Safest Neighbourhoods in Frankfurt (and Areas to Avoid)
Areas — where to stay, where to be aware
Recommended for visitors: Innenstadt / Römerberg (the historic centre), Sachsenhausen (across the river — Apfelwein taverns, museums), Westend (residential, embassies, calm), Bockenheim (university, gentrified), Bornheim (gentrified residential), Ostend / Riederwald (gentrified industrial).
Stay aware: Bahnhofsviertel (see above), parts of Gallus and Höchst outer streets (residential, no tourist relevance), parts of Gutleutviertel after dark.

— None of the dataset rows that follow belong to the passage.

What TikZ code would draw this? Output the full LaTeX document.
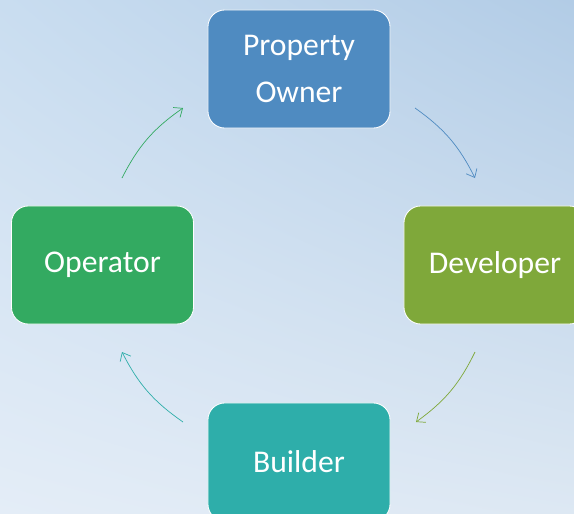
\documentclass[tikz,border=0pt]{standalone}
\usepackage{fontspec}
\setmainfont{Carlito}
\usetikzlibrary{arrows.meta,shadings}

\definecolor{ownerblue}{RGB}{79,139,193}
\definecolor{devgreen}{RGB}{127,168,58}
\definecolor{buildteal}{RGB}{46,174,170}
\definecolor{opgreen}{RGB}{51,170,97}
\definecolor{bgul}{RGB}{201,221,240}
\definecolor{bgur}{RGB}{178,204,230}
\definecolor{bgll}{RGB}{228,237,247}
\definecolor{bglr}{RGB}{221,232,243}

\begin{document}
\begin{tikzpicture}[x=0.025cm, y=-0.025cm,
    stage/.style={rectangle, rounded corners=0.42cm, draw=white, line width=0.6pt,
      minimum width=4.55cm, minimum height=2.95cm, inner sep=0pt,
      text=white, align=center, font=\fontsize{22.5}{34}\selectfont},
    flow/.style={-{Straight Barb[length=1.8mm, width=3mm]}, line width=0.5pt, bend left=14}]
  % background
  \shade[upper left=bgul, upper right=bgur, lower left=bgll, lower right=bglr]
    (0,0) rectangle (574,514);
  \useasboundingbox (0,0) rectangle (574,514);
  \clip (0,0) rectangle (574,514);

  % the four stages
  \node[stage, fill=ownerblue] (owner) at (299,69) {Property\\Owner};
  \node[stage, fill=devgreen] (developer) at (495,265) {Developer};
  \node[stage, fill=buildteal] (builder) at (299,462) {Builder};
  \node[stage, fill=opgreen] (operator) at (102.5,265) {Operator};

  % arrow ends
  \coordinate (owner-out) at (415,108);
  \coordinate (dev-in) at (475,178);
  \coordinate (dev-out) at (475,352);
  \coordinate (build-in) at (416,422);
  \coordinate (build-out) at (183,422);
  \coordinate (op-in) at (122,352);
  \coordinate (op-out) at (122,178);
  \coordinate (owner-in) at (183,108);

  \draw[flow, ownerblue] (owner-out) to (dev-in);
  \draw[flow, devgreen] (dev-out) to (build-in);
  \draw[flow, buildteal] (build-out) to (op-in);
  \draw[flow, opgreen] (op-out) to (owner-in);
\end{tikzpicture}
\end{document}
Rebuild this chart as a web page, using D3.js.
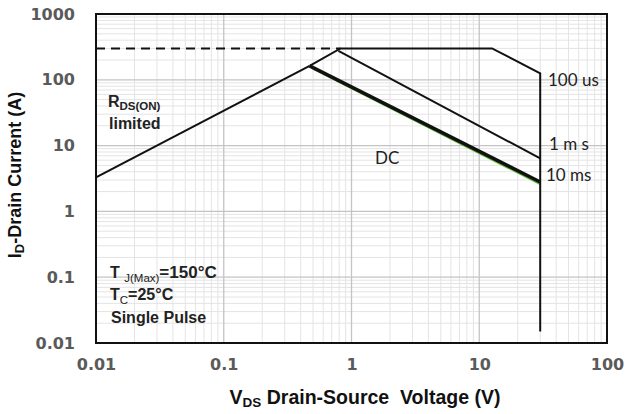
<!DOCTYPE html>
<html>
<head>
<meta charset="utf-8">
<script src="https://cdn.jsdelivr.net/npm/d3@7"></script>
<style>
  body { margin: 0; background: #fff; }
</style>
</head>
<body>
<svg id="chart"></svg>
<script>
// Safe operating area curves (V, A)
const xTicks = [0.01, 0.1, 1, 10, 100];
const yTicks = [0.01, 0.1, 1, 10, 100, 1000];
const rdsV = [0.01, 0.47];
const rdsI = [3.3, 163];
const limitV = [0.01, 0.82];
const limitI = [300, 300];
const us100V = [0.47, 0.82, 12.6, 30, 30];
const us100I = [163, 300, 300, 125, 0.015];
const ms1V = [0.79, 30];
const ms1I = [275, 6.4];
const ms10V = [0.47, 30];
const ms10I = [163, 2.8];
const dcV = [0.49, 30];
const dcI = [150, 2.6];

const width = 627, height = 414;
const plotL = 96, plotR = 607, plotT = 14, plotB = 343;

const svg = d3.select("#chart").attr("width", width).attr("height", height)
   .attr("font-family", "Liberation Sans, Arial, sans-serif");

const x = d3.scaleLog().domain([0.01, 100]).range([plotL, plotR]);
const y = d3.scaleLog().domain([0.01, 1000]).range([plotB, plotT]);

// minor grid
const minorX = [], minorY = [];
for (let d = 0.01; d < 99; d *= 10) for (let k = 2; k <= 9; k++) minorX.push(d * k);
for (let d = 0.01; d < 999; d *= 10) for (let k = 2; k <= 9; k++) minorY.push(d * k);

svg.append("g").selectAll("line").data(minorX).enter().append("line")
   .attr("x1", d => x(d)).attr("x2", d => x(d))
   .attr("y1", plotT).attr("y2", plotB)
   .attr("stroke", "#e4e4e4").attr("stroke-width", 1);
svg.append("g").selectAll("line").data(minorY).enter().append("line")
   .attr("y1", d => y(d)).attr("y2", d => y(d))
   .attr("x1", plotL).attr("x2", plotR)
   .attr("stroke", "#e4e4e4").attr("stroke-width", 1);

// major grid
svg.append("g").selectAll("line").data(xTicks).enter().append("line")
   .attr("x1", d => x(d)).attr("x2", d => x(d))
   .attr("y1", plotT).attr("y2", plotB)
   .attr("stroke", "#c4c4c4").attr("stroke-width", 1.3);
svg.append("g").selectAll("line").data(yTicks).enter().append("line")
   .attr("y1", d => y(d)).attr("y2", d => y(d))
   .attr("x1", plotL).attr("x2", plotR)
   .attr("stroke", "#c4c4c4").attr("stroke-width", 1.3);

// plot border
svg.append("rect")
   .attr("x", plotL).attr("y", plotT)
   .attr("width", plotR - plotL).attr("height", plotB - plotT)
   .attr("fill", "none").attr("stroke", "#111").attr("stroke-width", 2);

// tick labels via axes
const xAxis = d3.axisBottom(x).tickValues(xTicks).tickFormat(d => String(d)).tickSize(0).tickPadding(16);
const yAxis = d3.axisLeft(y).tickValues(yTicks).tickFormat(d => String(d)).tickSize(0).tickPadding(21);

const gx = svg.append("g").attr("transform", `translate(0,${plotB})`).call(xAxis);
const gy = svg.append("g").attr("transform", `translate(${plotL},0)`).call(yAxis);
[gx, gy].forEach(g => {
   g.attr("font-family", "DejaVu Sans, sans-serif").attr("font-size", 16);
   g.select(".domain").remove();
   g.selectAll("text").attr("font-weight", "bold").attr("fill", "#5a5a5a");
});

const line = d3.line().x(d => x(d[0])).y(d => y(d[1]));
const pts = (vs, is) => vs.map((v, i) => [v, is[i]]);

// DC (green, under the 10 ms line)
svg.append("path").attr("d", line(pts(dcV, dcI)))
   .attr("fill", "none").attr("stroke", "#5cb83a").attr("stroke-width", 2);
svg.append("path").attr("d", line(pts(ms10V, ms10I)))
   .attr("fill", "none").attr("stroke", "#111").attr("stroke-width", 3.5);
svg.append("path").attr("d", line(pts(ms1V, ms1I)))
   .attr("fill", "none").attr("stroke", "#111").attr("stroke-width", 2);
svg.append("path").attr("d", line(pts(us100V, us100I)))
   .attr("fill", "none").attr("stroke", "#111").attr("stroke-width", 2)
   .attr("stroke-linejoin", "miter");
svg.append("path").attr("d", line(pts(rdsV, rdsI)))
   .attr("fill", "none").attr("stroke", "#111").attr("stroke-width", 2);
svg.append("path").attr("d", line(pts(limitV, limitI)))
   .attr("fill", "none").attr("stroke", "#111").attr("stroke-width", 2)
   .attr("stroke-dasharray", "9,6");

// annotations
const ann = svg.append("g").attr("fill", "#222").attr("font-weight", "bold");
const r = ann.append("text").attr("x", 108).attr("y", 107).attr("font-size", 16);
r.append("tspan").text("R");
r.append("tspan").attr("font-size", 11.5).attr("dy", 2.5).text("DS(ON)");
ann.append("text").attr("x", 109).attr("y", 129).attr("font-size", 16).text("limited");

const t1 = ann.append("text").attr("x", 110).attr("y", 278).attr("font-size", 16);
t1.append("tspan").text("T ");
t1.append("tspan").attr("font-size", 11.5).attr("font-weight", "normal").attr("dy", 4).text("J(Max)");
t1.append("tspan").attr("dy", -4).attr("font-size", 17).text("=150\u00B0C");
const t2 = ann.append("text").attr("x", 110).attr("y", 300).attr("font-size", 16);
t2.append("tspan").text("T");
t2.append("tspan").attr("font-size", 11.5).attr("font-weight", "normal").attr("dy", 4).text("C");
t2.append("tspan").attr("dy", -4).text("=25\u00B0C");
ann.append("text").attr("x", 111).attr("y", 323).attr("font-size", 16).text("Single Pulse");

const lab = svg.append("g").attr("fill", "#222").attr("font-family", "Lato, 'Open Sans', sans-serif");
lab.append("text").attr("x", 375).attr("y", 164).attr("font-size", 17).text("DC");
lab.append("text").attr("x", 548).attr("y", 86).attr("font-size", 17).text("100 us");
lab.append("text").attr("x", 549).attr("y", 150).attr("font-size", 17).text("1 m s");
lab.append("text").attr("x", 546).attr("y", 181).attr("font-size", 17).text("10 ms");

// axis titles
const xt = svg.append("text").attr("x", 365).attr("y", 404).attr("text-anchor", "middle")
   .style("white-space", "pre")
   .attr("font-size", 19.5).attr("font-weight", "bold").attr("fill", "#111");
xt.append("tspan").text("V");
xt.append("tspan").attr("font-size", 13.5).attr("dy", 3).text("DS");
xt.append("tspan").attr("dy", -3).text(" Drain-Source  Voltage (V)");

const yt = svg.append("text").attr("transform", "translate(21,175) rotate(-90)")
   .attr("text-anchor", "middle")
   .attr("font-size", 18).attr("font-weight", "bold").attr("fill", "#111");
yt.append("tspan").text("I");
yt.append("tspan").attr("font-size", 13).attr("dy", 3).text("D");
yt.append("tspan").attr("dy", -3).text("-Drain Current (A)");
</script>
</body>
</html>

Neighbourhood-by-neighbourhood breakdown
- Innenstadt / Römerberg — the historic centre, the Römer city hall, the Kaiserdom cathedral, the rebuilt Altstadt. Compact, walkable, very safe. The Christmas market here (late November-December) is one of Germany's most photogenic.
- Westend — north-west, leafy upmarket residential, the embassies, the Palmengarten botanical garden. Calm, very safe, best base for a deliberate first-time visit.
- Sachsenhausen — south across the Main, the museum embankment (Museumsufer — Städel, Liebieghaus, Communication Museum), Apfelwein taverns on Wallstraße and Schweizer Straße. Lively at night, very safe. The footbridges back (Eiserner Steg, Holbeinsteg) are lit all night.
- Bockenheim — university district west, gentrified, café-rich Leipziger Straße. Calm, very safe.
- Bornheim — gentrified residential north-east, Berger Straße is the local "high street" with bars and restaurants. Comfortable evening neighbourhood, very safe.
- Ostend — east, the new ECB headquarters tower, gentrified industrial conversions. Modern, safe.
- Nordend — leafy residential north, the Friedberger Anlage gardens. Quiet, very safe.
- Bahnhofsviertel — the four-to-five-street zone immediately south of Hauptbahnhof. Germany's largest open-air drug scene plus the historic red-light district. Heavy police presence; visible disorder; targeted-tourist violence rare. Daytime walk-through is fine; with luggage at night, use the north exit of Hauptbahnhof.
- Gallus / Gutleutviertel — west of the centre, gentrifying but mixed. Daytime fine; not where tourists wander at night.
- Höchst — far western residential district, the historic Höchst old-town. Cheaper, fine, far from anywhere you want to be.
FAQ
- What's the biggest scam to avoid in Frankfurt?
- Unlicensed taxi touts at FRA arrivals approaching you inside the terminal — licensed Frankfurt taxis are cream/beige with rooftop 'Taxi' signs and meters, queue at the rank outside. Beyond that: pickpocketing on Hauptbahnhof platforms during conventions, the 'lost wedding ring' brass-ring gambit occasionally seen at Römerberg, and late-night ATM use inside the Bahnhofsviertel (use bank-lobby ATMs at Deutsche Bank or Commerzbank in the financial district during the day instead). Aggressive panhandling around Kaiserstraße McDonald's and the kiosks is annoying but not dangerous — no eye contact, keep walking.
- Is the Frankfurt red-light district near Hauptbahnhof actually a concern for tourists?
- It's a visible-discomfort issue more than a violent-crime one. The Bahnhofsviertel is Germany's largest open-air drug scene plus historic red-light district, all four to five blocks immediately around the main station — you'll see drug users injecting on the pavement and street workers in doorways. Police presence is active and violent crime against tourists is rare; petty theft and harassment more common. Walking through in daylight to reach your train is completely fine. At night, take a taxi or U-Bahn rather than walking through with luggage. The contrast is stark — trendy spots like Kinly Bar sit on the same blocks.